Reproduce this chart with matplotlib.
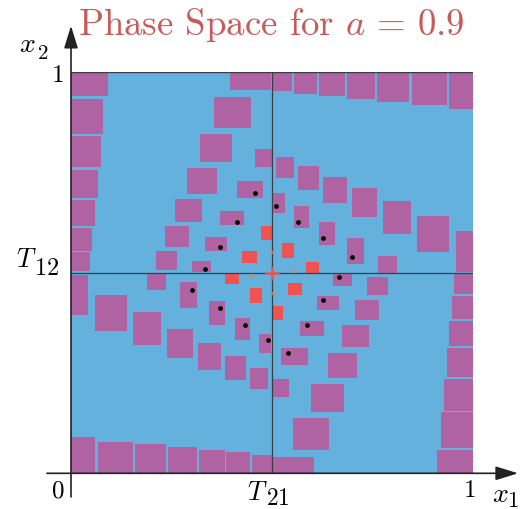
import matplotlib
matplotlib.use("Agg")
import matplotlib.pyplot as plt
from matplotlib.patches import Rectangle

plt.rcParams["mathtext.fontset"] = "cm"
plt.rcParams["font.family"] = ["cmr10", "DejaVu Serif"]
plt.rcParams["axes.formatter.use_mathtext"] = True

# Cells of the phase-space partition, each as [x0, x1, y0, y1]
outer_left = [
    [0.0, 0.091, 0.942, 1.0], [0.0, 0.080, 0.846, 0.933], [0.0, 0.074, 0.763, 0.840],
    [0.0, 0.066, 0.686, 0.756], [0.0, 0.059, 0.617, 0.682], [0.0, 0.052, 0.555, 0.612],
    [0.0, 0.047, 0.504, 0.551], [0.0, 0.043, 0.395, 0.495],
]
outer_bottom = [
    [0.0, 0.059, 0.0, 0.090], [0.066, 0.154, 0.0, 0.079], [0.159, 0.236, 0.0, 0.072],
    [0.242, 0.314, 0.0, 0.065], [0.319, 0.383, 0.0, 0.058], [0.386, 0.446, 0.0, 0.052],
    [0.450, 0.501, 0.0, 0.046], [0.501, 0.605, 0.0, 0.041],
]
outer_right = [
    [0.910, 1.0, 0.0, 0.058], [0.921, 1.0, 0.063, 0.152], [0.928, 1.0, 0.156, 0.235],
    [0.935, 1.0, 0.241, 0.312], [0.942, 1.0, 0.317, 0.380], [0.948, 1.0, 0.385, 0.443],
    [0.953, 1.0, 0.447, 0.497], [0.958, 1.0, 0.501, 0.603],
]
outer_top = [
    [0.942, 1.0, 0.908, 1.0], [0.848, 0.935, 0.919, 1.0], [0.763, 0.842, 0.927, 1.0],
    [0.688, 0.758, 0.933, 1.0], [0.618, 0.682, 0.942, 1.0], [0.556, 0.613, 0.947, 1.0],
    [0.502, 0.551, 0.953, 1.0], [0.396, 0.497, 0.957, 1.0],
]
inner_cells = [
    [0.357, 0.447, 0.861, 0.939], [0.321, 0.402, 0.776, 0.845], [0.290, 0.363, 0.697, 0.761],
    [0.260, 0.326, 0.627, 0.684], [0.234, 0.294, 0.565, 0.616], [0.211, 0.265, 0.508, 0.554],
    [0.190, 0.236, 0.458, 0.497], [0.060, 0.139, 0.356, 0.445], [0.154, 0.224, 0.320, 0.402],
    [0.238, 0.303, 0.288, 0.360], [0.315, 0.373, 0.258, 0.324], [0.383, 0.435, 0.233, 0.292],
    [0.446, 0.491, 0.209, 0.263], [0.501, 0.543, 0.190, 0.235], [0.553, 0.643, 0.058, 0.137],
    [0.598, 0.680, 0.152, 0.223], [0.639, 0.712, 0.237, 0.301], [0.675, 0.741, 0.314, 0.371],
    [0.707, 0.767, 0.382, 0.433], [0.736, 0.790, 0.445, 0.489], [0.764, 0.811, 0.500, 0.541],
    [0.862, 0.941, 0.553, 0.642], [0.777, 0.846, 0.597, 0.678], [0.699, 0.763, 0.638, 0.711],
    [0.628, 0.686, 0.674, 0.740], [0.566, 0.618, 0.707, 0.766], [0.510, 0.555, 0.736, 0.788],
    [0.458, 0.500, 0.763, 0.809],
]
dotted_cells = [
    [0.413, 0.479, 0.686, 0.728], [0.502, 0.533, 0.649, 0.698], [0.556, 0.593, 0.611, 0.666],
    [0.618, 0.657, 0.569, 0.627], [0.688, 0.729, 0.522, 0.587], [0.653, 0.700, 0.468, 0.500],
    [0.613, 0.667, 0.408, 0.443], [0.570, 0.629, 0.343, 0.381], [0.523, 0.589, 0.271, 0.313],
    [0.468, 0.498, 0.300, 0.347], [0.408, 0.446, 0.333, 0.387], [0.344, 0.383, 0.371, 0.429],
    [0.271, 0.314, 0.412, 0.476], [0.301, 0.349, 0.501, 0.530], [0.334, 0.388, 0.554, 0.590],
    [0.371, 0.431, 0.618, 0.655],
]
dot_x = [0.459, 0.510, 0.566, 0.628, 0.700, 0.666, 0.628, 0.588, 0.541,
         0.491, 0.434, 0.372, 0.301, 0.334, 0.372, 0.413]
dot_y = [0.698, 0.666, 0.627, 0.587, 0.540, 0.490, 0.433, 0.371, 0.299,
         0.333, 0.371, 0.412, 0.458, 0.509, 0.565, 0.627]
red_cells = [
    [0.473, 0.501, 0.582, 0.616], [0.526, 0.555, 0.537, 0.574], [0.584, 0.617, 0.500, 0.526],
    [0.539, 0.576, 0.445, 0.474], [0.502, 0.527, 0.382, 0.416], [0.446, 0.475, 0.424, 0.461],
    [0.383, 0.418, 0.472, 0.500], [0.425, 0.462, 0.524, 0.554],
]
fixed_x, fixed_y = 0.5, 0.5
orbit_x = [0.498, 0.448, 0.552, 0.504]
orbit_y = [0.551, 0.495, 0.505, 0.449]

T21, T12 = 0.5, 0.5

BLUE = "#63B1DC"
PINK = "#B063A2"
RED = "#F05252"
LINE = "#3A3F45"

fig = plt.figure(figsize=(5.24, 5.10), dpi=100)
ax = fig.add_axes([71 / 524, 1 - 474.3 / 510, 401.7 / 524, 401 / 510])
ax.set_xlim(0, 1)
ax.set_ylim(0, 1)
ax.axis("off")

ax.add_patch(Rectangle((0, 0), 1, 1, facecolor=BLUE, edgecolor="none", zorder=1))


def draw_cells(cells, color):
    for x0, x1, y0, y1 in cells:
        ax.add_patch(Rectangle((x0, y0), x1 - x0, y1 - y0, facecolor=color,
                               edgecolor="none", zorder=2))


for group in (outer_left, outer_bottom, outer_right, outer_top, inner_cells, dotted_cells):
    draw_cells(group, PINK)
draw_cells(red_cells, RED)

ax.plot(dot_x, dot_y, "o", color="black", markersize=2.4, zorder=4)
ax.plot(orbit_x, orbit_y, "o", color="#E08A50", markersize=1.6, alpha=0.7, zorder=4)
ax.plot([fixed_x], [fixed_y], "+", color=RED, markersize=10, mew=1.8, zorder=5)

# threshold lines and top border
ax.plot([T21, T21], [0, 1], color=LINE, lw=0.9, zorder=3)
ax.plot([0, 1], [T12, T12], color=LINE, lw=0.9, zorder=3)
ax.plot([0, 1], [1, 1], color=LINE, lw=1.0, zorder=3)

# axes with arrow heads
arrow = dict(arrowstyle="-|>,head_length=0.55,head_width=0.17", mutation_scale=25,
             color="#222222", lw=1.2, shrinkA=0, shrinkB=0)
ax.annotate("", xy=(1.113, 0), xytext=(-0.06, 0), arrowprops=arrow,
            annotation_clip=False, zorder=6)
ax.annotate("", xy=(0, 1.116), xytext=(0, -0.059), arrowprops=arrow,
            annotation_clip=False, zorder=6)

fs = 18


def label(x, y, s, size=fs, ha="left"):
    ax.text(x, y, s, ha=ha, va="baseline", fontsize=size, clip_on=False)


# tick labels
label(-0.0165, -0.058, "0", ha="right")
label(0.9945, -0.057, "1", ha="center")
label(-0.0160, 0.978, "1", ha="right")

# symbol plus subscript, subscript set nearly full size
label(0.439, -0.063, r"$T$", size=19)
label(0.486, -0.077, r"$\mathrm{21}$", size=17)
label(-0.137, 0.5177, r"$T$", size=19)
label(-0.092, 0.497, r"$\mathrm{12}$", size=17.5)
label(1.047, -0.0683, r"$x$", size=20)
label(1.086, -0.0808, r"$\mathrm{1}$", size=16.5)
label(-0.129, 1.0539, r"$x$", size=20)
label(-0.084, 1.0349, r"$\mathrm{2}$", size=15)

ax.text(0.4978, 1.0955, r"Phase Space for $a\,=\,0.9$", ha="center", va="baseline",
        fontsize=26.5, color="#C85A5A", clip_on=False)

fig.savefig("out.png", dpi=100)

* [WHAT TO WORK ON]
The lines from the start of the data through the line that contains "from matplotlib.patches import Rectangle" are to be returned exactly, please, with both ends included and every picture left out.

* [ANSWER BELOW]
Reproduce this chart with matplotlib.
import matplotlib
matplotlib.use("Agg")
import matplotlib.pyplot as plt
from matplotlib.patches import Rectangle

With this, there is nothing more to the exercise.